Policy file tempering events

Perform the following steps to create, modify, and delete a sample OPA policy sample_policy.rego in the monitored /opt/opa/policies/ directory. These actions trigger FIM alerts for policy file creation, modification, and deletion.

  1. Create a sample policy file sample_policy.rego in the /opt/opa/policies directory:
$ sudo touch /opt/opa/policies/sample_policy.rego
  1. Modify the policy file /opt/opa/policies/sample_policy.rego:
$ sudo sh -c "echo '# test policy change = allow all' >> /opt/opa/policies/sample_policy.rego"
  1. Delete the policy file /opt/opa/policies/sample_policy.rego:
$ sudo rm /opt/opa/policies/sample_policy.rego

Visualizing alerts on the Wazuh dashboard

Perform the following steps to view the alerts generated on the Wazuh dashboard:

  1. Navigate to Threat intelligence > Threat Hunting and click the Events tab.
  2. Click + Add filter. Then filter by rule.groups.
  3. Select is one of in the Operator field.
  4. Search and select opa, opa_syscheck in the Values field.
  5. Click Save.

The image below shows alerts generated from access control violations and policy changes detected by the Wazuh File Integrity Monitoring module. 

Visualizing alerts on the Wazuh dashboard

To view details of the changes made to the policy file, click the Inspect document details button at the far left of alert ID 100110.

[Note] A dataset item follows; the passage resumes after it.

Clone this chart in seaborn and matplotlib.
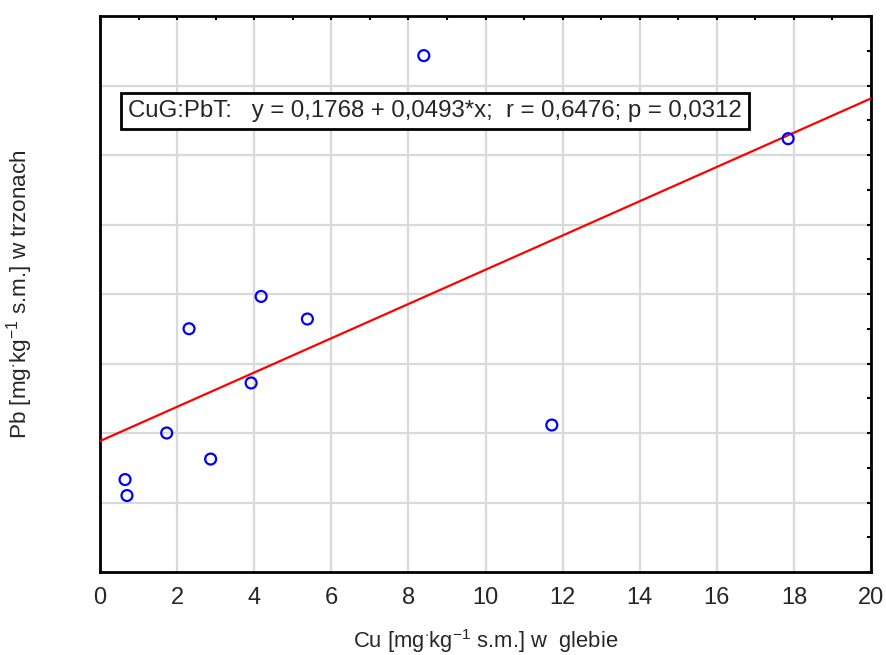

Visualizing alerts on the Wazuh dashboard

Conclusion

This post demonstrates how access control activity generated by applications can be captured and analyzed as part of a security monitoring workflow. By collecting access control violation events from Open Policy Agent (OPA) and ingesting them into Wazuh, security teams gain centralized visibility into access behavior that can be used for detection, investigation, and auditing.

Integrating the Wazuh File Integrity Monitoring (FIM) module further extends this visibility by alerting on changes to OPA policy files, helping teams track configuration drift and unauthorized modifications.